Après deux siècles d’une histoire pleine de rebondissements entre démolition, succession de différents pouvoirs politiques, la cathédrale du Christ Sauveur , reconstruite à l’identique, trône à nouveau fièrement sur les rives de la Moskova et est un des symboles de la capitale russe.
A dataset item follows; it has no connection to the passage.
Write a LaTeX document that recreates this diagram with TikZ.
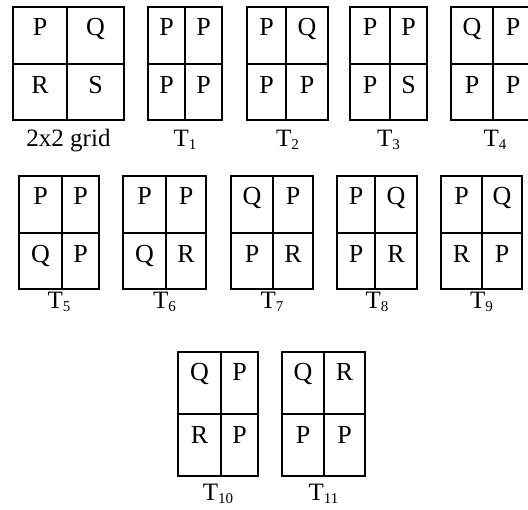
\documentclass[tikz,border=0pt]{standalone}
\usepackage{fontspec}
\setmainfont{Liberation Serif}
\tikzset{
  gridline/.style={line width=1.3pt, black},
  cell/.style={anchor=base, inner sep=0pt, font=\fontsize{26}{28}\selectfont},
  lab/.style={anchor=base, inner sep=0pt, font=\fontsize{25}{27}\selectfont},
}
\newcommand{\subx}[1]{{\fontsize{15}{15}\selectfont\raisebox{-3pt}{#1}}}
% #1 name, #2 x0, #3 xm, #4 x1, #5 label, #6-#9 letters (tl,tr,bl,br)
\newcommand{\tgrid}[9]{%
  \draw[gridline] (#2,\yA) rectangle (#4,\yC);
  \draw[gridline] (#3,\yA) -- (#3,\yC);
  \draw[gridline] (#2,\yB) -- (#4,\yB);
  \node[cell] (#1a) at ({(#2+#3)/2},{\yA+29}) {#6};
  \node[cell] (#1b) at ({(#3+#4)/2},{\yA+29}) {#7};
  \node[cell] (#1c) at ({(#2+#3)/2},{\yB+30}) {#8};
  \node[cell] (#1d) at ({(#3+#4)/2},{\yB+30}) {#9};
  \node[lab] (#1l) at ({(#2+#4)/2},\yL) {#5};
}
\begin{document}
\begin{tikzpicture}[x=1pt,y=-1pt]
\useasboundingbox (0,0) rectangle (528,510);
\clip (0,0) rectangle (528,510);
% row 1
\def\yA{7}\def\yB{64}\def\yC{120}\def\yL{147}
\tgrid{g}{13}{67}{124}{2x2 grid}{P}{Q}{R}{S}
\tgrid{ta}{148}{185}{222}{T\subx{1}}{P}{P}{P}{P}
\tgrid{tb}{247}{286}{328}{T\subx{2}}{P}{Q}{P}{P}
\tgrid{tc}{350}{390}{427}{T\subx{3}}{P}{P}{P}{S}
\draw[gridline] (451,\yA) rectangle (536,\yC);
\draw[gridline] (493,\yA) -- (493,\yC);
\draw[gridline] (451,\yB) -- (536,\yB);
\node[cell] (tda) at (472,{\yA+29}) {Q};
\node[cell] (tdb) at (513,{\yA+29}) {P};
\node[cell] (tdc) at (472,{\yB+30}) {P};
\node[cell] (tdd) at (513,{\yB+30}) {P};
\node[lab] (tdl) at (495,\yL) {T\subx{4}};
% row 2
\def\yA{176}\def\yB{233}\def\yC{289}\def\yL{309}
\tgrid{te}{19}{62}{99}{T\subx{5}}{P}{P}{Q}{P}
\tgrid{tf}{123}{166}{206}{T\subx{6}}{P}{P}{Q}{R}
\tgrid{tg}{231}{273}{313}{T\subx{7}}{Q}{P}{P}{R}
\tgrid{th}{337}{375}{417}{T\subx{8}}{P}{Q}{P}{R}
\tgrid{ti}{441}{482}{522}{T\subx{9}}{P}{Q}{R}{P}
% row 3
\def\yA{352}\def\yB{414}\def\yC{476}\def\yL{501}
\tgrid{tj}{178}{221}{258}{T\subx{10}}{Q}{P}{R}{P}
\tgrid{tk}{282}{324}{365}{T\subx{11}}{Q}{R}{P}{P}
\end{tikzpicture}
\end{document}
A travers cet exemple, on peut voir l’importance des lieux patrimoniaux qui ne défendent plus de simples valeurs traditionnelles comme l’Église mais qui font partie intégrante des États notamment pour leur soft power, comme avec l’arrivée au pouvoir de Vladimir Poutine en 2008, qui cultive son image « d’homme bon et proche du peuple » notamment en assistant à de nombreuse messes tels que celle de Pâques dans la cathédrale du Christ sauveur, désormais le siège de la religion orthodoxe en Russie.    

La cathédrale du Christ Sauveur a également été un lieu de rébellion contre la politique de Vladimir Poutine et de mouvements contestataires comme avec le groupe « Pussy Riot » (groupe de jeunes femmes russes, punk, féministes) qui en 2012, y est venu chanter une « prière anti-Poutine » faisant l’actualité des médias dans le monde entier. Elles sont par la suite condamnées à deux ans de prison. V. Poutine a approuvé cette peine, reprochant aux trois jeunes femmes de « saper les fondements de la morale », ce qui confirmait le resserrement des liens entre l’État et l’Église et l’importance de ses lieux patrimoniaux qui font désormais partis des enjeux des Etats quand a la mise en valeur de leur perception auprès des autres.